** STATED PROBLEM **
Your task is to retype the lines between the line with "Generate a LaTeX" and the line with "(rib) at (495.5,583.5)", inclusive. Copy no pictures and no other lines.
EXCERPTED DATA start
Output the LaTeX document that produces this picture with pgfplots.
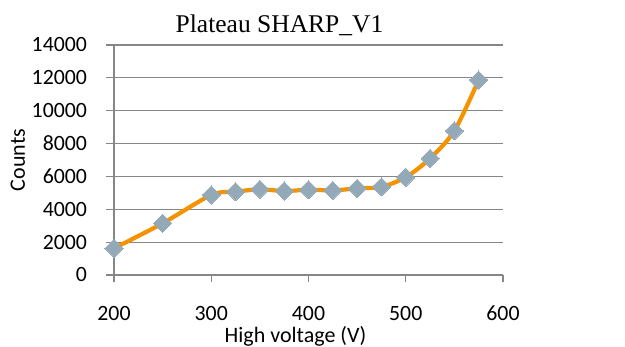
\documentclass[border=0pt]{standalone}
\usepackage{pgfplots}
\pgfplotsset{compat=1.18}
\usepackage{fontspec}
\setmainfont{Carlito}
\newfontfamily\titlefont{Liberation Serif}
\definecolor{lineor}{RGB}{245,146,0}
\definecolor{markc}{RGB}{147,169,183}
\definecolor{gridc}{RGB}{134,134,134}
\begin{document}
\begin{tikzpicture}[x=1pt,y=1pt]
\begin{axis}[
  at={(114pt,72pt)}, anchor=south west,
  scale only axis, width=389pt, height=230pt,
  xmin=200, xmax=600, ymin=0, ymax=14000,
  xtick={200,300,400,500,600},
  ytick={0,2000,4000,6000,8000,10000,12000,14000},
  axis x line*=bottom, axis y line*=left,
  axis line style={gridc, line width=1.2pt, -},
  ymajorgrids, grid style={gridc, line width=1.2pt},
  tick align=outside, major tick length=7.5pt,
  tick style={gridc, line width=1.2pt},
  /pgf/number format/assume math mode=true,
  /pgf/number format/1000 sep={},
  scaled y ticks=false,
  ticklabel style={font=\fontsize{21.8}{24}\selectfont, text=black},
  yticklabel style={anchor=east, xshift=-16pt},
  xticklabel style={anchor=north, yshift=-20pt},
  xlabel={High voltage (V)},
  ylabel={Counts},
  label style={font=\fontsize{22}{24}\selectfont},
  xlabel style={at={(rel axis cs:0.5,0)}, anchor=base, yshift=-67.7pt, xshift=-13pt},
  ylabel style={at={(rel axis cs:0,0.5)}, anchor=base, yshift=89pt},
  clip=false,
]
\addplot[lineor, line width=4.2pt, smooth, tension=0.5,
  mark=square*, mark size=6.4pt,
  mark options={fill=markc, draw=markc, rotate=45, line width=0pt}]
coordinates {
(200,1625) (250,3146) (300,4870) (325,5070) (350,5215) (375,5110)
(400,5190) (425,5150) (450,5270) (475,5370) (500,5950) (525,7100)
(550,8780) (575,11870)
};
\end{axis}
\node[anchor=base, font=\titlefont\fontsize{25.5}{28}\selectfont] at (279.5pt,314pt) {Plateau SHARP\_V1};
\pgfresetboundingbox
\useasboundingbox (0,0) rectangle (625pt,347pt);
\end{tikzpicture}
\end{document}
EXCERPTED DATA end
EXCERPTED DATA start
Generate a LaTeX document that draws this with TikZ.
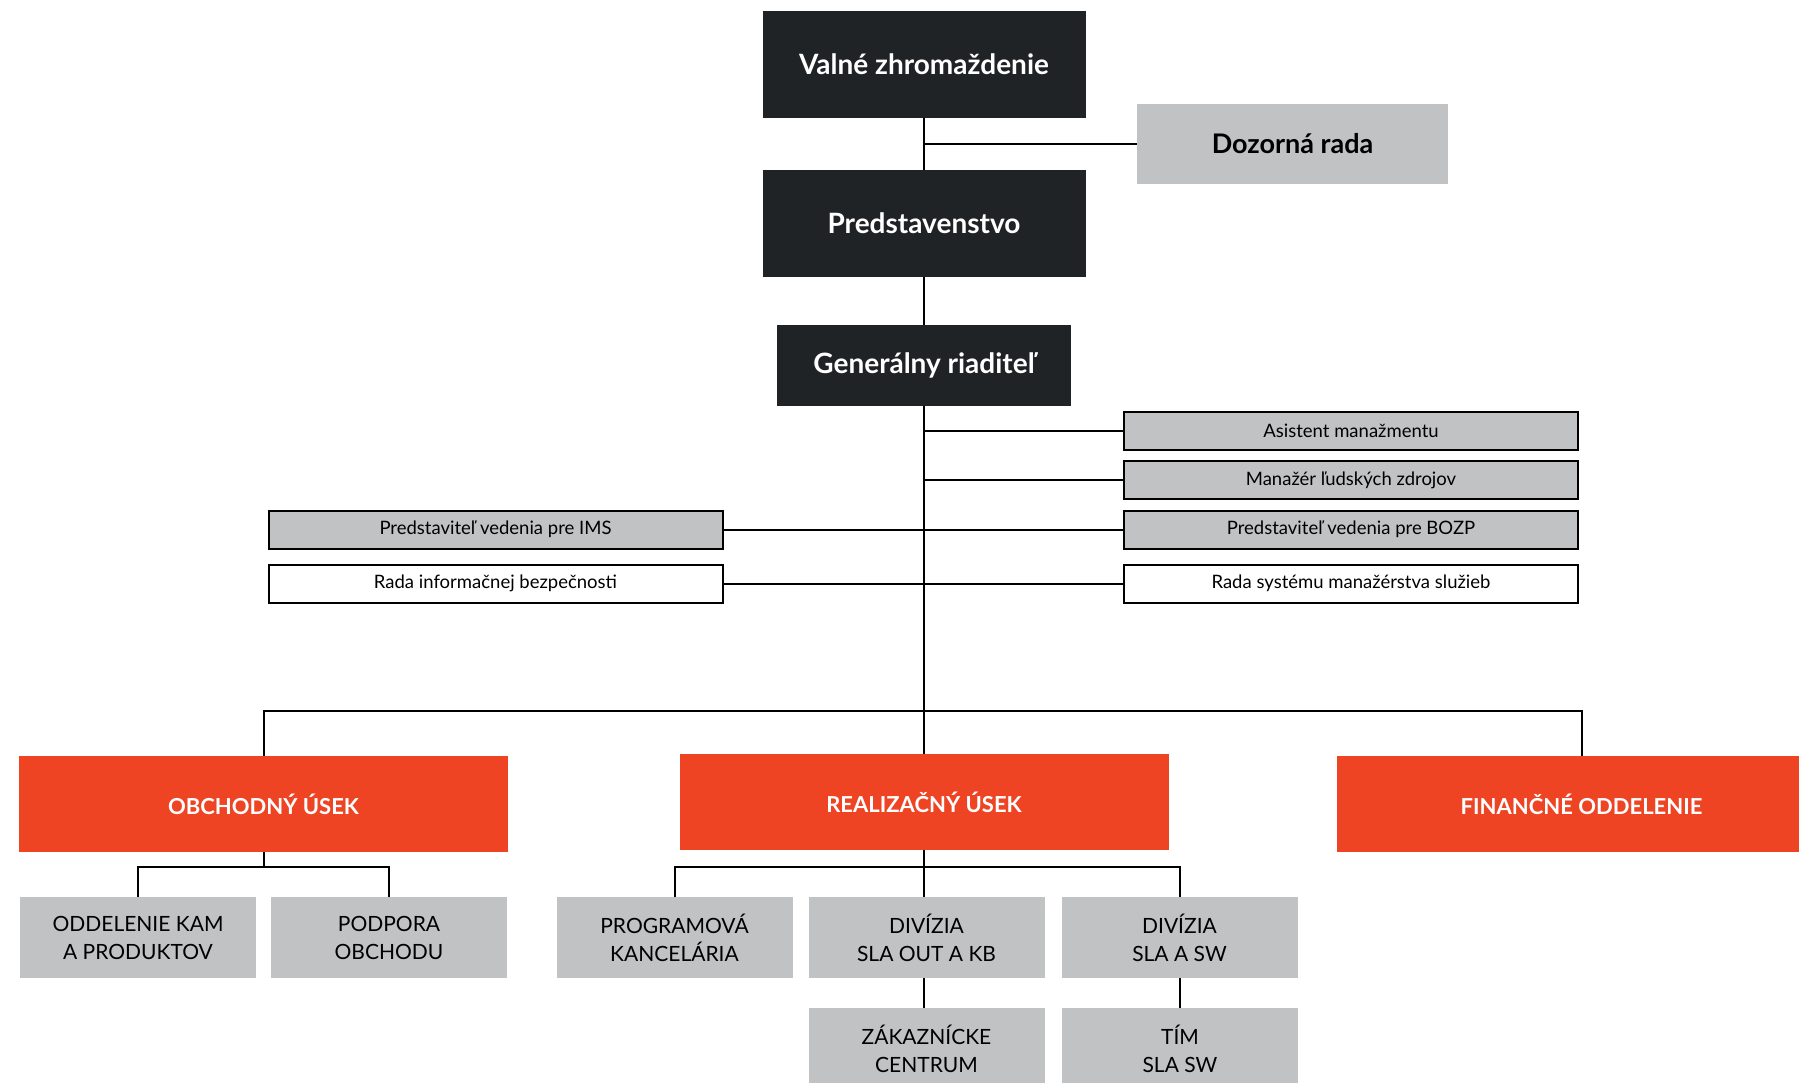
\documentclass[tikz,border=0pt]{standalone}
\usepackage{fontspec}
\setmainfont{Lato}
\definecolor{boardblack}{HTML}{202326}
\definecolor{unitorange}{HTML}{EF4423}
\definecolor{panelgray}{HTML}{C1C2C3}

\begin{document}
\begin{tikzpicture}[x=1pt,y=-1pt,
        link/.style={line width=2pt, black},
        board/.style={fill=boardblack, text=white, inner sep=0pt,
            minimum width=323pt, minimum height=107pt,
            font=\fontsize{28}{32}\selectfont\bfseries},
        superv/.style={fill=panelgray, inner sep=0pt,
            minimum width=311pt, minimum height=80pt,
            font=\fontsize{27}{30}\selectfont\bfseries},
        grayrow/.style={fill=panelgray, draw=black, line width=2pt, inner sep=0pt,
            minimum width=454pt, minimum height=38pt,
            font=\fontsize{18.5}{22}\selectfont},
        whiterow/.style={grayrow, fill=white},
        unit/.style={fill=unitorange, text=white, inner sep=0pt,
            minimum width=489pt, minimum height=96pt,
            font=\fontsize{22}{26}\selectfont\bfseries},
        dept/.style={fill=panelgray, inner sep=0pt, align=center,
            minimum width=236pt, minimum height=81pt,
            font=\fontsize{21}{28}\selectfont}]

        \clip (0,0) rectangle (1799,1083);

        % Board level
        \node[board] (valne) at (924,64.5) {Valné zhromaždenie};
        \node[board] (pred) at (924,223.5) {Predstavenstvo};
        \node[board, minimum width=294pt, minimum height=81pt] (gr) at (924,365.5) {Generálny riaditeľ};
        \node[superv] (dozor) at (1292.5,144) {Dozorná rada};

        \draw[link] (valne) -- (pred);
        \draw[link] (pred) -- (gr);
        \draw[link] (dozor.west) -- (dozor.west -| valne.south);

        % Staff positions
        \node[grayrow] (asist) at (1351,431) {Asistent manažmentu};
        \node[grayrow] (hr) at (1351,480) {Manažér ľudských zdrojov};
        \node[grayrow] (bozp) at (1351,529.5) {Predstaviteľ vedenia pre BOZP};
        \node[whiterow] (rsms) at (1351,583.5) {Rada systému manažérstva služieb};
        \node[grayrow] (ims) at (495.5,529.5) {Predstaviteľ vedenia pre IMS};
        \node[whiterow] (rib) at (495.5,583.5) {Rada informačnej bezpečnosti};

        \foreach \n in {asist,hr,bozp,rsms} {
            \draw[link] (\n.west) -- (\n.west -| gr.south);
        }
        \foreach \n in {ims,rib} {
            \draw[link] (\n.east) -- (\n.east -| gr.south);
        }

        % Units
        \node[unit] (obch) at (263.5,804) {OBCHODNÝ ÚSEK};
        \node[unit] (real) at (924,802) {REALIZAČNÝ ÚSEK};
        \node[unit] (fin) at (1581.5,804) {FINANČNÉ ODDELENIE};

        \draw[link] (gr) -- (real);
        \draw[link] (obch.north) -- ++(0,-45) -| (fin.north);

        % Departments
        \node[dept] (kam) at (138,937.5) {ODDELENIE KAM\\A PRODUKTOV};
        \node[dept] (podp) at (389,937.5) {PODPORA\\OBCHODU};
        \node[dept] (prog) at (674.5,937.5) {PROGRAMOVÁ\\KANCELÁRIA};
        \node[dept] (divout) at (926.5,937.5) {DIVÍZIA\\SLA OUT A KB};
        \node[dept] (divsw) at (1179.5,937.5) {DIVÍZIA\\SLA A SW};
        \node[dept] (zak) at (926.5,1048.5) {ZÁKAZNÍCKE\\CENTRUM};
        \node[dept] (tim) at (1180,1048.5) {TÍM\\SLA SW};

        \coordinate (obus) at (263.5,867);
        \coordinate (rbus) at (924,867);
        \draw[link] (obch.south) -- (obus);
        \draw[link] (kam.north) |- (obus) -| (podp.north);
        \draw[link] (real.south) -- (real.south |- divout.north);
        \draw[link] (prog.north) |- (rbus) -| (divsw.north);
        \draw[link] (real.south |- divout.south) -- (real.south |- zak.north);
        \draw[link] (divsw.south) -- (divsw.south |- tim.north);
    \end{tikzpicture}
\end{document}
EXCERPTED DATA end
** RIGHT ANSWER **
Generate a LaTeX document that draws this with TikZ.
\documentclass[tikz,border=0pt]{standalone}
\usepackage{fontspec}
\setmainfont{Lato}
\definecolor{boardblack}{HTML}{202326}
\definecolor{unitorange}{HTML}{EF4423}
\definecolor{panelgray}{HTML}{C1C2C3}

\begin{document}
\begin{tikzpicture}[x=1pt,y=-1pt,
        link/.style={line width=2pt, black},
        board/.style={fill=boardblack, text=white, inner sep=0pt,
            minimum width=323pt, minimum height=107pt,
            font=\fontsize{28}{32}\selectfont\bfseries},
        superv/.style={fill=panelgray, inner sep=0pt,
            minimum width=311pt, minimum height=80pt,
            font=\fontsize{27}{30}\selectfont\bfseries},
        grayrow/.style={fill=panelgray, draw=black, line width=2pt, inner sep=0pt,
            minimum width=454pt, minimum height=38pt,
            font=\fontsize{18.5}{22}\selectfont},
        whiterow/.style={grayrow, fill=white},
        unit/.style={fill=unitorange, text=white, inner sep=0pt,
            minimum width=489pt, minimum height=96pt,
            font=\fontsize{22}{26}\selectfont\bfseries},
        dept/.style={fill=panelgray, inner sep=0pt, align=center,
            minimum width=236pt, minimum height=81pt,
            font=\fontsize{21}{28}\selectfont}]

        \clip (0,0) rectangle (1799,1083);

        % Board level
        \node[board] (valne) at (924,64.5) {Valné zhromaždenie};
        \node[board] (pred) at (924,223.5) {Predstavenstvo};
        \node[board, minimum width=294pt, minimum height=81pt] (gr) at (924,365.5) {Generálny riaditeľ};
        \node[superv] (dozor) at (1292.5,144) {Dozorná rada};

        \draw[link] (valne) -- (pred);
        \draw[link] (pred) -- (gr);
        \draw[link] (dozor.west) -- (dozor.west -| valne.south);

        % Staff positions
        \node[grayrow] (asist) at (1351,431) {Asistent manažmentu};
        \node[grayrow] (hr) at (1351,480) {Manažér ľudských zdrojov};
        \node[grayrow] (bozp) at (1351,529.5) {Predstaviteľ vedenia pre BOZP};
        \node[whiterow] (rsms) at (1351,583.5) {Rada systému manažérstva služieb};
        \node[grayrow] (ims) at (495.5,529.5) {Predstaviteľ vedenia pre IMS};
        \node[whiterow] (rib) at (495.5,583.5) {Rada informačnej bezpečnosti};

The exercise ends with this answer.